During the audit, the IRS auditor conducted a tour of the marina and the RV. However, the presence of personal items like clothes, a suitcase, and a pot on the stove inside the RV raised red flags. The auditor noticed these indicators and concluded that the RV owner was using it for personal rather than business purposes. In tax disputes, the burden of proof rests with the taxpayer. This means they must provide credible evidence to support their claims and comply with all substantiation and record-keeping requirements mandated by the tax code.

 

The taxpayers claimed the RV served as a boat sales office and provided nighttime security. However, they failed to provide any records or documentation to support these claims. As a result, the Tax Court ultimately disallowed the deduction. The lesson is clear. When writing off assets like RVs, boats, cars, or planes, meticulous record-keeping is essential. Your documentation should include the business purpose, total use of the property, specific expenditures, business usage, and the dates of both expenditures and use. In the absence of such documentation, deductions are vulnerable to disallowance, leading to potential penalties and additional tax liabilities. This case shows that inadequate record-keeping can have serious consequences. The IRS may reverse deductions and impose accuracy-related penalties.
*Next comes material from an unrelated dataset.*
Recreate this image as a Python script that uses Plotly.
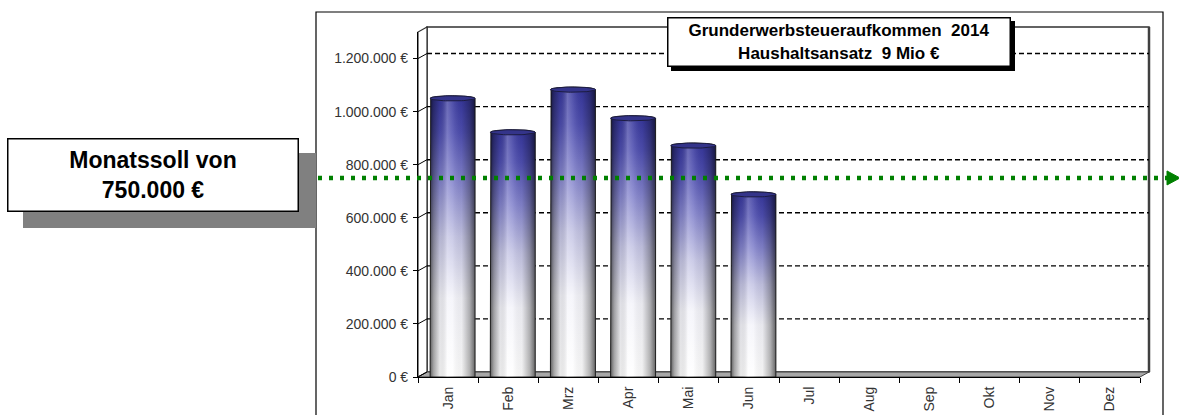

Before claiming unconventional deductions, take this cautionary tale seriously. Always ensure you have proper documentation to support your claims.

 

Remember, when it comes to taxes, thoroughness and compliance are your best defenses against IRS scrutiny. No matter what tax advice you receive, remember that the devil is in the details, and the IRS will scrutinize your claims closely. As the old adage goes, “better safe than sorry” when it comes to tax deductions.

For those interested in delving deeper into the specifics of this case, it can be found under Langston v. Comm’r, T.C. Memo. 2019-19.